### [Written task]
Print the lines from the one that contains "Output the LaTeX" to the one that contains "(0pt,0pt) rectangle (637pt,739pt);", inclusive, exactly as they appear, and please drop any pictures.

[Rows from a dataset of charts and code]
════════════════════

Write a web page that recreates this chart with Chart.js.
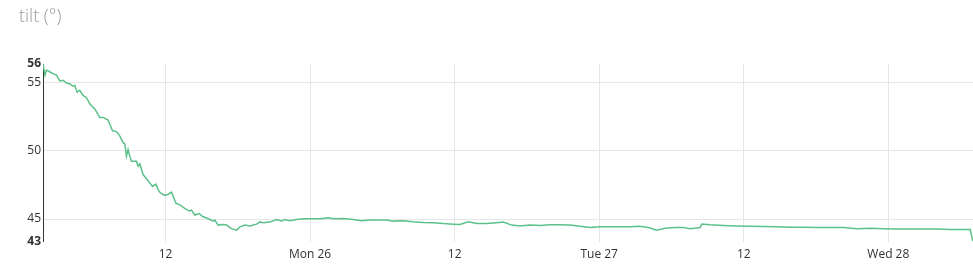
<!DOCTYPE html>
<html>
<head>
<meta charset="utf-8">
<script src="https://cdn.jsdelivr.net/npm/chart.js@4/dist/chart.umd.min.js"></script>
<style>
    html, body { margin: 0; padding: 0; background: #fff; }
    #wrap { width: 973px; height: 272px; position: relative; }
</style>
</head>
<body>
<div id="wrap"><canvas id="tilt-canvas"></canvas></div>
<script>
// hours since Sun 25 00:00
const hours = [1.83, 2.0, 2.12, 2.39, 2.66, 2.95, 3.22, 3.5, 3.78, 4.05, 4.33, 4.47, 4.66, 4.88, 5.16, 5.44, 5.71, 6.13, 6.54, 6.82,
    7.23, 7.6, 7.93, 8.2, 8.48, 8.62, 8.76, 8.89, 9.03, 9.18, 9.59, 9.72, 9.87, 10.14, 10.55, 10.92, 11.19, 11.47, 11.75, 12.0,
    12.22, 12.5, 12.86, 13.19, 13.6, 13.96, 14.16, 14.43, 14.79, 15.12, 15.54, 15.95, 16.09, 16.37, 16.78, 17.07, 17.48, 17.9, 18.17, 18.59,
    19.0, 19.56, 19.83, 20.11, 20.66, 21.22, 21.63, 21.91, 22.32, 22.88, 23.43, 24.13, 24.82, 25.5, 25.92, 26.75, 27.58, 28.28, 28.97, 29.66,
    30.36, 30.9, 31.73, 32.56, 33.4, 34.23, 35.06, 35.89, 36.44, 37.13, 37.83, 38.66, 39.49, 40.04, 40.74, 41.43, 42.26, 43.09, 43.92, 44.75,
    45.58, 46.41, 47.24, 48.07, 48.9, 49.73, 50.56, 51.39, 52.08, 52.78, 53.47, 54.3, 54.99, 55.55, 56.38, 56.52, 57.21, 58.31, 59.43, 60.53,
    61.63, 62.75, 63.85, 64.96, 66.07, 67.17, 68.28, 69.39, 70.5, 71.6, 72.71, 73.82, 74.92, 76.04, 77.14, 77.97, 78.8, 79.03];
const tilt = [56.36, 55.54, 55.91, 55.79, 55.66, 55.54, 55.12, 55.17, 54.97, 54.92, 54.72, 54.8, 54.3, 54.43, 54.06, 53.89, 53.44, 53.07, 52.45, 52.45,
    52.26, 51.47, 51.41, 51.1, 50.6, 50.52, 49.61, 50.1, 49.61, 49.24, 49.24, 48.87, 49.04, 48.26, 47.81, 47.39, 47.56, 47.02, 46.82, 46.73,
    46.82, 46.97, 46.16, 46.04, 45.79, 45.59, 45.66, 45.3, 45.41, 45.17, 45.04, 44.85, 44.93, 44.56, 44.6, 44.56, 44.3, 44.19, 44.43, 44.56,
    44.5, 44.63, 44.8, 44.73, 44.78, 44.97, 44.87, 44.97, 44.87, 44.97, 45.02, 45.02, 45.02, 45.1, 45.02, 45.05, 44.97, 44.87, 44.93, 44.93,
    44.93, 44.85, 44.87, 44.8, 44.75, 44.73, 44.67, 44.63, 44.6, 44.8, 44.67, 44.67, 44.73, 44.78, 44.56, 44.5, 44.56, 44.53, 44.58, 44.58,
    44.56, 44.48, 44.38, 44.43, 44.43, 44.43, 44.43, 44.48, 44.38, 44.19, 44.33, 44.38, 44.38, 44.3, 44.38, 44.63, 44.58, 44.53, 44.5, 44.48,
    44.45, 44.43, 44.41, 44.41, 44.38, 44.38, 44.38, 44.3, 44.33, 44.3, 44.28, 44.28, 44.28, 44.28, 44.23, 44.23, 44.23, 43.35];

const xTicks = [12, 24, 36, 48, 60, 72];
const xTickLabels = ["12", "Mon 26", "12", "Tue 27", "12", "Wed 28"];
const yTicks = [45, 50, 55];

window.onload = () => {
    const ctx = document.getElementById("tilt-canvas").getContext('2d');
    const yMin = Math.min(...tilt);
    const yMax = Math.max(...tilt);

    const points = hours.map((h, i) => ({ x: h, y: tilt[i] }));

    const config = {
        type: 'line',
        data: {
            datasets: [{
                label: 'tilt',
                data: points,
                borderColor: '#5cc189',
                borderWidth: 1.5,
                pointRadius: 0,
                fill: false,
                tension: 0,
            }]
        },
        options: {
            responsive: true,
            maintainAspectRatio: false,
            animation: false,
            layout: {
                padding: { left: 19, right: 0, top: 0, bottom: 4 }
            },
            plugins: {
                legend: { display: false },
                tooltip: { enabled: false },
                title: {
                    display: true,
                    text: 'tilt (°)',
                    align: 'start',
                    color: '#999',
                    font: { family: 'Open Sans', size: 18, weight: '300', lineHeight: 1.2 },
                    padding: { top: 6, bottom: 36.4 }
                }
            },
            scales: {
                x: {
                    type: 'linear',
                    min: hours[0],
                    max: hours[hours.length - 1],
                    border: { display: false },
                    grid: { color: '#e6e6e6', drawTicks: false },
                    afterBuildTicks: scale => {
                        scale.ticks = xTicks.map(v => ({ value: v }));
                    },
                    ticks: {
                        padding: 6,
                        color: '#333',
                        maxRotation: 0,
                        autoSkip: false,
                        font: { family: 'Open Sans', size: 12 },
                        callback: (value, index) => xTickLabels[index]
                    }
                },
                y: {
                    min: yMin,
                    max: yMax,
                    border: { display: true, color: '#333', width: 1 },
                    grid: {
                        drawTicks: false,
                        color: c => (c.tick && (c.tick.value == yMin || c.tick.value == yMax)) ? 'rgba(0,0,0,0)' : '#e6e6e6'
                    },
                    afterBuildTicks: scale => {
                        scale.ticks = [yMin].concat(yTicks, [yMax]).map(v => ({ value: v }));
                    },
                    afterFit: scale => { scale.width = 24; },
                    ticks: {
                        padding: 2,
                        color: '#333',
                        autoSkip: false,
                        font: c => ({
                            family: 'Open Sans',
                            size: 12,
                            weight: (c.tick && (c.tick.value == yMin || c.tick.value == yMax)) ? 'bold' : 'normal'
                        }),
                        callback: value => Math.round(value).toString()
                    }
                }
            }
        }
    };

    new Chart(ctx, config);
};
</script>
</body>
</html>
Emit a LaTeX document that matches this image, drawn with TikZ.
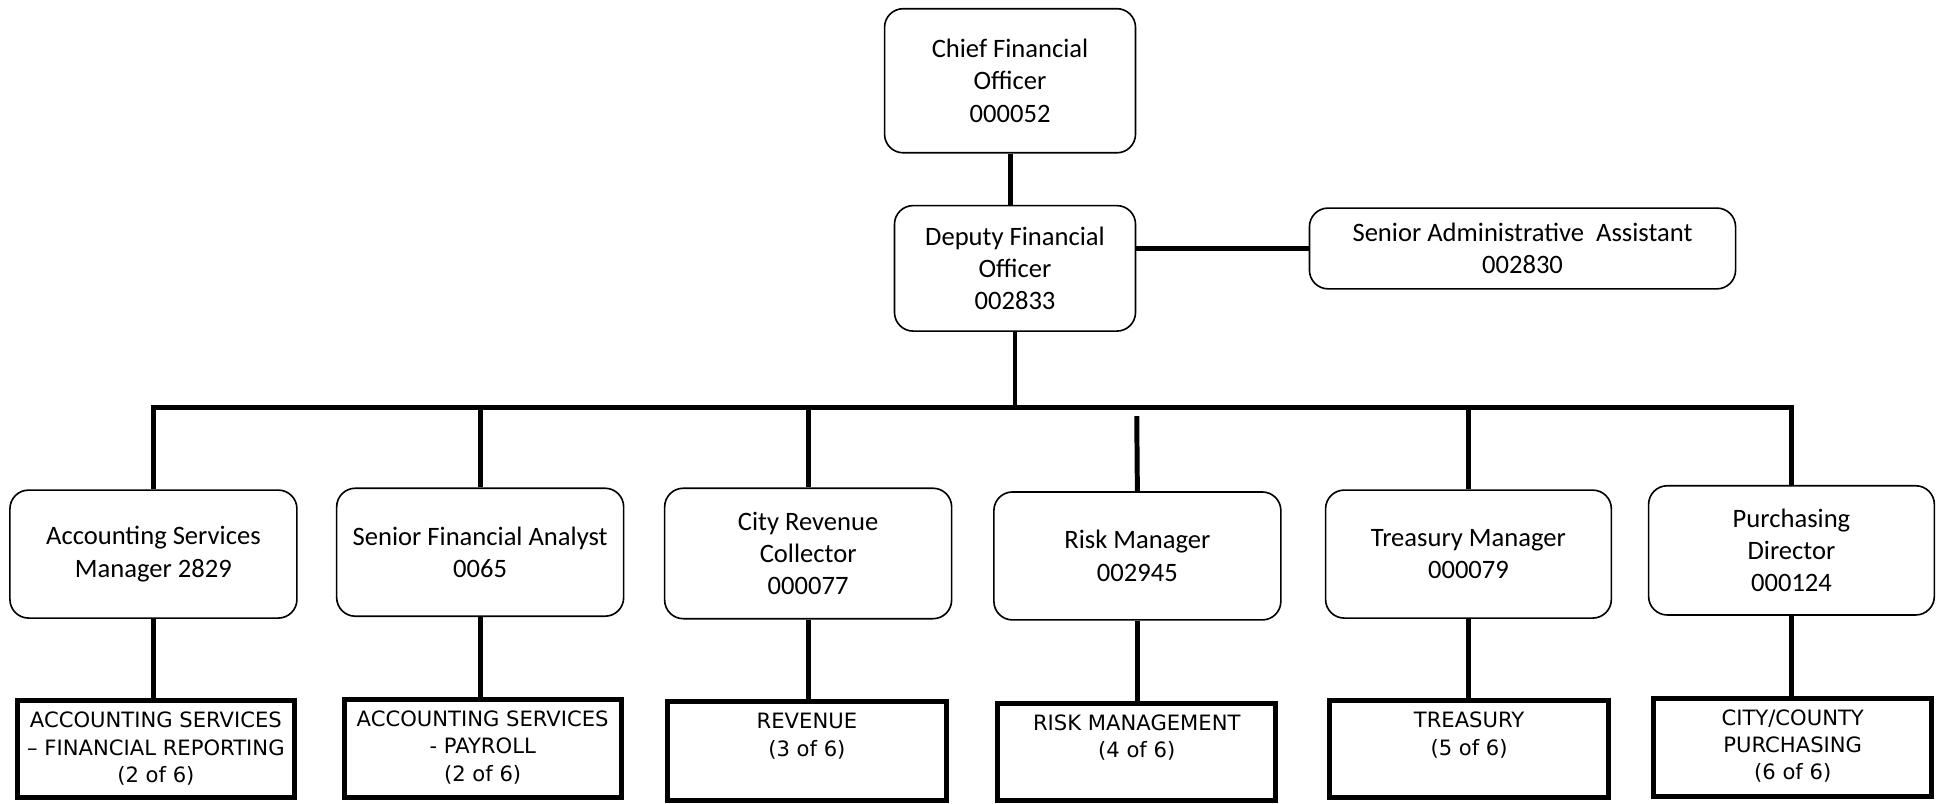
\documentclass[tikz,border=0pt]{standalone}
\usepackage{fontspec}
\setmainfont{Carlito}
\newfontfamily\deptfont{DejaVu Sans}
\usetikzlibrary{positioning}

\tikzset{
  post/.style={draw, rounded corners=15pt, line width=1.3pt, align=center,
    inner sep=0pt, font=\fontsize{21.4}{26}\selectfont},
  dept/.style={draw, line width=4pt, inner sep=0pt},
  depttext/.style={align=center, inner sep=0pt,
    font=\deptfont\fontsize{17}{22}\selectfont},
  link/.style={line width=4pt}
}

\begin{document}
\begin{tikzpicture}[x=1pt, y=-1pt]
  \useasboundingbox (0,0) rectangle (1568,647);

  % top of the chart
  \node[post, minimum width=202pt, minimum height=116pt] (cfo) at (813,65) {Chief Financial\\Officer\\000052};
  \node[post, minimum width=194pt, minimum height=101pt] (dfo) at (817,216) {Deputy Financial\\Officer\\002833};
  \node[post, minimum width=343pt, minimum height=65pt] (saa) at (1225.5,200) {Senior Administrative~ Assistant\\002830};

  % managers
  \node[post, minimum width=231pt, minimum height=103pt] (asm) at (123.5,446) {Accounting Services\\Manager 2829};
  \node[post, minimum width=231pt, minimum height=103pt] (sfa) at (386.5,444.5) {Senior Financial Analyst\\0065};
  \node[post, minimum width=231pt, minimum height=105pt] (crc) at (650.5,445.5) {City Revenue\\Collector\\000077};
  \node[post, minimum width=231pt, minimum height=103pt] (rm) at (915.5,447.5) {Risk Manager\\002945};
  \node[post, minimum width=230pt, minimum height=103pt] (tm) at (1182,446) {Treasury Manager\\000079};
  \node[post, minimum width=230pt, minimum height=104pt] (pd) at (1442,443) {Purchasing\\Director\\000124};

  % departments
  \node[dept, minimum width=223pt, minimum height=78pt] (afr) at (125.5,603) {};
  \node[dept, minimum width=223pt, minimum height=79pt] (pay) at (388.5,602.5) {};
  \node[dept, minimum width=225pt, minimum height=79pt] (rev) at (649.5,604.5) {};
  \node[dept, minimum width=224pt, minimum height=78pt] (rsk) at (915,605) {};
  \node[dept, minimum width=225pt, minimum height=78pt] (trs) at (1182.5,603) {};
  \node[dept, minimum width=224pt, minimum height=79pt] (ccp) at (1443,601.5) {};

  \node[depttext, below=11pt of afr.north] (afrtext) {ACCOUNTING SERVICES\\– FINANCIAL REPORTING\\(2 of 6)};
  \node[depttext, below=11pt of pay.north] (paytext) {ACCOUNTING SERVICES\\- PAYROLL\\(2 of 6)};
  \node[depttext, below=11pt of rev.north] (revtext) {REVENUE\\(3 of 6)};
  \node[depttext, below=11pt of rsk.north] (rsktext) {RISK MANAGEMENT\\(4 of 6)};
  \node[depttext, below=11pt of trs.north] (trstext) {TREASURY\\(5 of 6)};
  \node[depttext, below=11pt of ccp.north] (ccptext) {CITY/COUNTY\\PURCHASING\\(6 of 6)};

  % connectors
  \coordinate (bus) at (815,328);
  \coordinate (rmtop) at (915,335);
  \draw[link] (cfo.south) -- (cfo.south |- dfo.north);
  \draw[link] (dfo.east |- saa.west) -- (saa.west);
  \draw[link] (dfo.south) -- (dfo.south |- bus);
  \draw[link] (asm.north) |- (bus) -| (pd.north);
  \draw[link] (sfa.north) -- (sfa.north |- bus);
  \draw[link] (crc.north) -- (crc.north |- bus);
  \draw[link] (rmtop) -- (rm.north);
  \draw[link] (tm.north) -- (tm.north |- bus);

  \draw[link] (asm.south) -- (asm.south |- afr.north);
  \draw[link] (sfa.south) -- (sfa.south |- pay.north);
  \draw[link] (crc.south) -- (crc.south |- rev.north);
  \draw[link] (rm.south) -- (rm.south |- rsk.north);
  \draw[link] (tm.south) -- (tm.south |- trs.north);
  \draw[link] (pd.south) -- (pd.south |- ccp.north);
\end{tikzpicture}
\end{document}
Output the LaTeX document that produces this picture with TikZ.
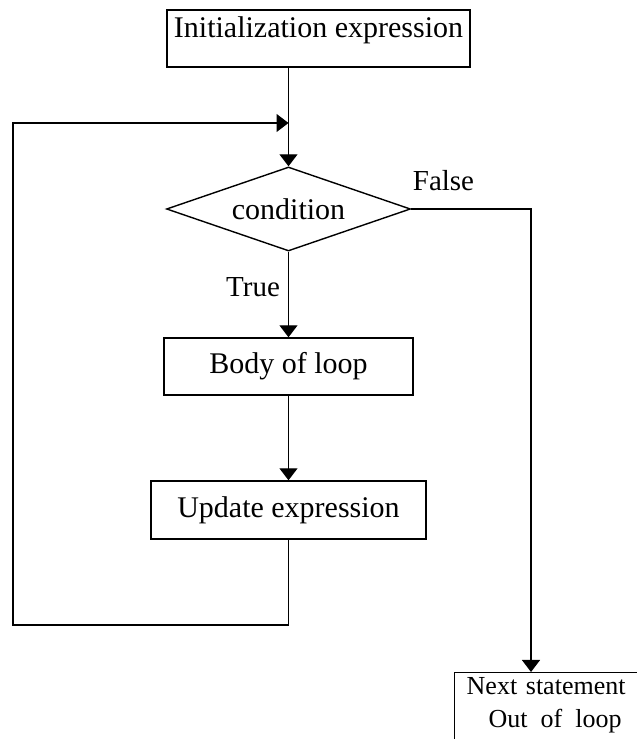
\documentclass[tikz,border=0pt]{standalone}
\usepackage{fontspec}
\setmainfont{Liberation Serif}
\usepackage{tikz}
\usetikzlibrary{shapes.geometric,arrows.meta}

\tikzset{
  box/.style={draw, line width=1.4pt, rectangle, inner sep=0pt,
    font=\fontsize{30}{36}\selectfont},
  decision/.style={draw, line width=1.4pt, diamond, aspect=2.9, inner sep=0pt,
    minimum width=244pt, minimum height=84pt, font=\fontsize{30}{36}\selectfont},
  flow/.style={line width=1.2pt, -{Triangle[width=18pt,length=12pt]}},
  lbl/.style={inner sep=0pt, font=\fontsize{29}{34}\selectfont}
}

\begin{document}
\begin{tikzpicture}
    % page size
    \useasboundingbox (0pt,0pt) rectangle (637pt,739pt);

    % Boxes
    \node[box, minimum width=303pt, text height=28pt, text depth=29pt] (init) at (318.5pt, 700.5pt) {Initialization expression};
    \node[decision] (cond) at (288.5pt, 530pt) {condition};
    \node[box, minimum width=249pt, minimum height=57pt] (body) at (288.5pt, 372.5pt) {Body of loop};
    \node[box, minimum width=275pt, minimum height=58pt] (update) at (288.5pt, 229pt) {Update expression};
    \node[box, anchor=north west, align=left, text width=190pt, inner xsep=12pt, inner ysep=5pt, text depth=60pt,
      font=\fontsize{26}{33}\selectfont] (next) at (454pt, 67pt)
      {Next statement\\\hspace*{22pt}Out\hspace{13pt}of\hspace{13pt}loop};

    % Labels
    \node[lbl] (false) at (443.5pt, 558pt) {False};
    \node[lbl] (true) at (253pt, 452pt) {True};

    % Corners
    \coordinate (join) at (288.5pt, 616pt);
    \coordinate (back) at (13pt, 114pt);
    \coordinate (out) at (531pt, 530pt);

    % Arrows
    \draw[flow] (cond.north |- init.south) -- (cond.north);
    \draw[flow] (cond.south) -- (body.north);
    \draw[flow] (body.south) -- (update.north);
    \draw[flow] (update.south) |- (back) |- (join);
    \draw[flow] (cond.east) -- (out) -- (out |- next.north);
\end{tikzpicture}
\end{document}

════════════════════

### [Exercise output]
Output the LaTeX document that produces this picture with TikZ.
\documentclass[tikz,border=0pt]{standalone}
\usepackage{fontspec}
\setmainfont{Liberation Serif}
\usepackage{tikz}
\usetikzlibrary{shapes.geometric,arrows.meta}

\tikzset{
  box/.style={draw, line width=1.4pt, rectangle, inner sep=0pt,
    font=\fontsize{30}{36}\selectfont},
  decision/.style={draw, line width=1.4pt, diamond, aspect=2.9, inner sep=0pt,
    minimum width=244pt, minimum height=84pt, font=\fontsize{30}{36}\selectfont},
  flow/.style={line width=1.2pt, -{Triangle[width=18pt,length=12pt]}},
  lbl/.style={inner sep=0pt, font=\fontsize{29}{34}\selectfont}
}

\begin{document}
\begin{tikzpicture}
    % page size
    \useasboundingbox (0pt,0pt) rectangle (637pt,739pt);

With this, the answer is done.